CAN A NON compete clause be enforceable if i am laid off?

My company send to me and all my coworkers a letter terminating our contract but also said we can’t apply other job with similar service unless is after 6 months. The problem I don’t want to wait 6 months to apply. I have bills to pay and I want to apply to the new company who has the same service than my old company. They said will sue us if we apply with the competitor company? What do I do? Even if we go to court, do you think I have a chance to win?
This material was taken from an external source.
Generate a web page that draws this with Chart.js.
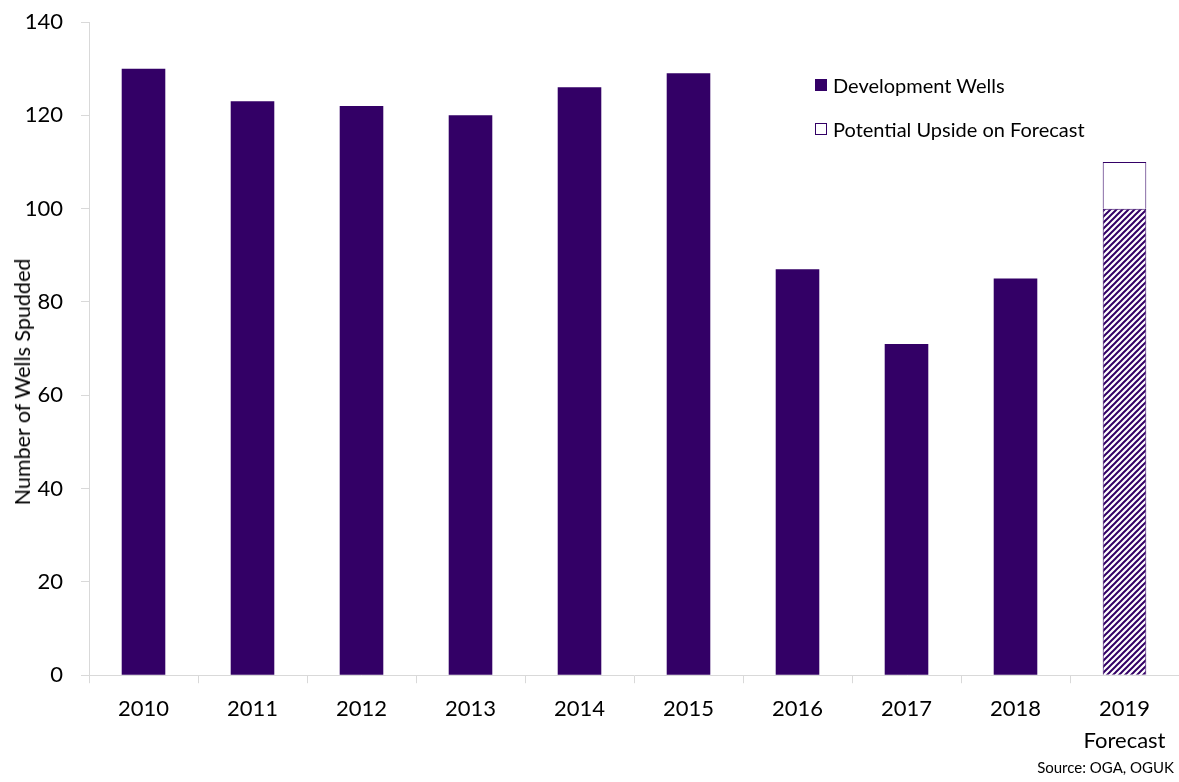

Asked on September 6, 2017 under Employment Labor Law, Washington


SJZ, Member, New York Bar / FreeAdvice Contributing Attorney

Answered 3 years ago | Contributor

IF you did not receive anything other than your job (or continued employment) for signing the non-compete, then you are not bound by the agreement. A non-compete is a contract; like any other contract, to be enforceable, there must be an exchange of "consideration," or things or promises of value. In the typicial noncompete, the employee gives the employer a promise to not compete; the employer's consideration, on the the hand, is employment. If the employment takes away employment without good cause (without the employee doing something very wrong, like violating employer policy or manager instructions, insubordination, etc.), then the employer has failed to provide consideration, and the failure of consideration makes the non-compete unenforceable. So in a typical lay-off situation (losing the job through no fault of your own), you are not bound by the non-compete.
The situation is different if you received something else (a payment, a bonus, stock or stock options, etc.) for signing the non-compete; in that case, you received independent consideration for the agreeement to not compete, and so it is enforceable.